GIVEN DATA.
* * * * * * * * *
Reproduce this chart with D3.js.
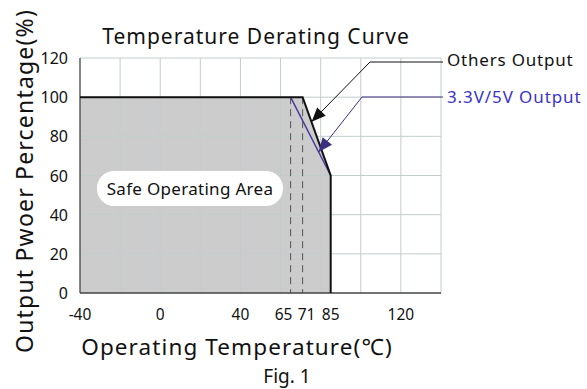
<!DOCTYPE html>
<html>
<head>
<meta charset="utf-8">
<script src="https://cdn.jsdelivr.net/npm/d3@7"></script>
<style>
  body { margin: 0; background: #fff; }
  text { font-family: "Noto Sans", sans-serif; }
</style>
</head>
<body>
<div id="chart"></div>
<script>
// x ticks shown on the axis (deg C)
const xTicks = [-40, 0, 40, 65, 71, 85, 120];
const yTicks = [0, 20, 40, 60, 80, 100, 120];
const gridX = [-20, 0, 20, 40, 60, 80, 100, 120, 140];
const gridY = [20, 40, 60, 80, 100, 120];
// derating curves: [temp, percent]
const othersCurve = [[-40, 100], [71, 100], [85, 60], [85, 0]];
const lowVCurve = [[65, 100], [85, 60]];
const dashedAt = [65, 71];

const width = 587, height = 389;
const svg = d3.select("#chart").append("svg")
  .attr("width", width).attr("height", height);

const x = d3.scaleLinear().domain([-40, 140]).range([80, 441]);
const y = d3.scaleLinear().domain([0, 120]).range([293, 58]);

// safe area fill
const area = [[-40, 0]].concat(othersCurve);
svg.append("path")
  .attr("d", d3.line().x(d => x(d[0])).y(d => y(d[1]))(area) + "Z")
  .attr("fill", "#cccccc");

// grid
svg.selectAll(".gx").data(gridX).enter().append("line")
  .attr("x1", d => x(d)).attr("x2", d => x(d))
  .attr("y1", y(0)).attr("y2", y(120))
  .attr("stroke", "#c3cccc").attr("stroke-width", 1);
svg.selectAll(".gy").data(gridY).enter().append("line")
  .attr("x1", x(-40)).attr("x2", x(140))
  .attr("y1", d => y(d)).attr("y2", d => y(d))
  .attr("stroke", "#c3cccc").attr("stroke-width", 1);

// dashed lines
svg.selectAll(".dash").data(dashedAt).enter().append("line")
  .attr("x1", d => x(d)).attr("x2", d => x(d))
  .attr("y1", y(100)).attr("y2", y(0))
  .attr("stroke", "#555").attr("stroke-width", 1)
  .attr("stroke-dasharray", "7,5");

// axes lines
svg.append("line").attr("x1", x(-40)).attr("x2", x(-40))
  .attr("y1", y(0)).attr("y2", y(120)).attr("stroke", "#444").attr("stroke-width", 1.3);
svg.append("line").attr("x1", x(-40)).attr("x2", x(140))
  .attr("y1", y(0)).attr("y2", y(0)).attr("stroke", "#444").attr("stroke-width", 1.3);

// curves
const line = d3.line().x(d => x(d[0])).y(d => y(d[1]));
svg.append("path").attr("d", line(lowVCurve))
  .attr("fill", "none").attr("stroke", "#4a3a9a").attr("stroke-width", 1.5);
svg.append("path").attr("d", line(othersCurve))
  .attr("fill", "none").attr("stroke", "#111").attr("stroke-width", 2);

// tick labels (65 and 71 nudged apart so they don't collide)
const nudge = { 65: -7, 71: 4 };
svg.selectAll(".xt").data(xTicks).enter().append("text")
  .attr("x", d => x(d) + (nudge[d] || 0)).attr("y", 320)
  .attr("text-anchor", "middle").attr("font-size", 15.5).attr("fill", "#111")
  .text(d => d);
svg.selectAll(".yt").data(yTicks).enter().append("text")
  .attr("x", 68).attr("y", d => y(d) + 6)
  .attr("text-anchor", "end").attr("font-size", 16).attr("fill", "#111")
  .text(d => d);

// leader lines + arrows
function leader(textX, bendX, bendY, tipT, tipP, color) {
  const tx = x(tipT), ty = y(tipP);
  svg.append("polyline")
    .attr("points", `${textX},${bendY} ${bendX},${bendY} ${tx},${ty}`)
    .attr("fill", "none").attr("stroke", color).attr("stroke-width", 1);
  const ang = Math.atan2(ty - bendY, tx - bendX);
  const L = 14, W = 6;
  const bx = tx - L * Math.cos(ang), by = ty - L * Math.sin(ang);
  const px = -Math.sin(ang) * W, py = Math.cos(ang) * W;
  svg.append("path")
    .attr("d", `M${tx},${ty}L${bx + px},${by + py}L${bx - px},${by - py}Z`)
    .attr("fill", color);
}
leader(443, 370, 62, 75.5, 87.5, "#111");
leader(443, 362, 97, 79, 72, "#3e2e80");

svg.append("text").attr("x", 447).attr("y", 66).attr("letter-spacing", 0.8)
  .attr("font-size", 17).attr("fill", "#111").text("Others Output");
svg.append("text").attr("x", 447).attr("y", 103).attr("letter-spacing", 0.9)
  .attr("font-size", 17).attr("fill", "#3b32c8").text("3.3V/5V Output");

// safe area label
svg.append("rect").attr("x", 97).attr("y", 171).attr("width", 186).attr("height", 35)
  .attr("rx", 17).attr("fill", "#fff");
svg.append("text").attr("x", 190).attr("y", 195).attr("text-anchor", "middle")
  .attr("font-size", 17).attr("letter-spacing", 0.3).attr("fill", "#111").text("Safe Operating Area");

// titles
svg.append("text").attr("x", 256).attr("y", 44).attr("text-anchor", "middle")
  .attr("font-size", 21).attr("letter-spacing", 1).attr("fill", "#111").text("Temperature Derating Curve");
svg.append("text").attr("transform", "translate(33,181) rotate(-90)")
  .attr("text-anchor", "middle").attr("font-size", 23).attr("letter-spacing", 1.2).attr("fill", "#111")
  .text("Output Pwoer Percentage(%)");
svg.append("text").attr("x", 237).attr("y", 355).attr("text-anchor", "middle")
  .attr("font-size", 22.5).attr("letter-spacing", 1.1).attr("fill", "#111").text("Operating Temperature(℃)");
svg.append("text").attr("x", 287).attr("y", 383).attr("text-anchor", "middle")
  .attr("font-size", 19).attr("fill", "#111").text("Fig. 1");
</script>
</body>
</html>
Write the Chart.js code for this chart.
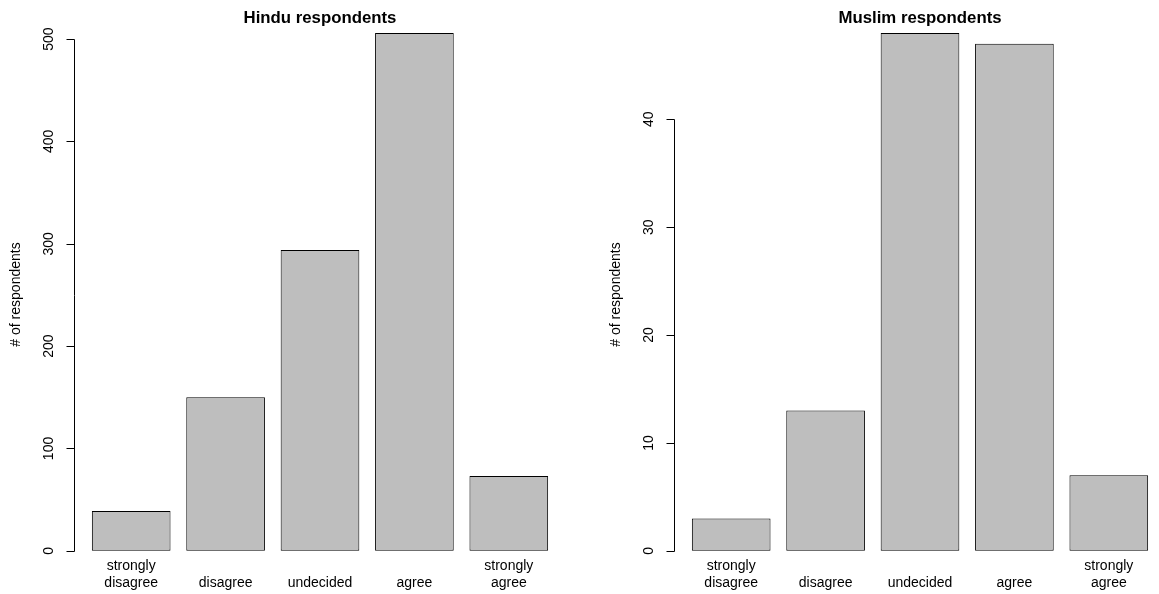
* * * * * * * * *
WHAT IS EXPECTED. Return exactly what appears from the opening line of the material through the line with "const y = d3.scaleLinear().domain([0, 120]).range([293, 58]);", apart from the pictures.

TASK RESULT.
Reproduce this chart with D3.js.
<!DOCTYPE html>
<html>
<head>
<meta charset="utf-8">
<script src="https://cdn.jsdelivr.net/npm/d3@7"></script>
<style>
  body { margin: 0; background: #fff; }
  text { font-family: "Noto Sans", sans-serif; }
</style>
</head>
<body>
<div id="chart"></div>
<script>
// x ticks shown on the axis (deg C)
const xTicks = [-40, 0, 40, 65, 71, 85, 120];
const yTicks = [0, 20, 40, 60, 80, 100, 120];
const gridX = [-20, 0, 20, 40, 60, 80, 100, 120, 140];
const gridY = [20, 40, 60, 80, 100, 120];
// derating curves: [temp, percent]
const othersCurve = [[-40, 100], [71, 100], [85, 60], [85, 0]];
const lowVCurve = [[65, 100], [85, 60]];
const dashedAt = [65, 71];

const width = 587, height = 389;
const svg = d3.select("#chart").append("svg")
  .attr("width", width).attr("height", height);

const x = d3.scaleLinear().domain([-40, 140]).range([80, 441]);
const y = d3.scaleLinear().domain([0, 120]).range([293, 58]);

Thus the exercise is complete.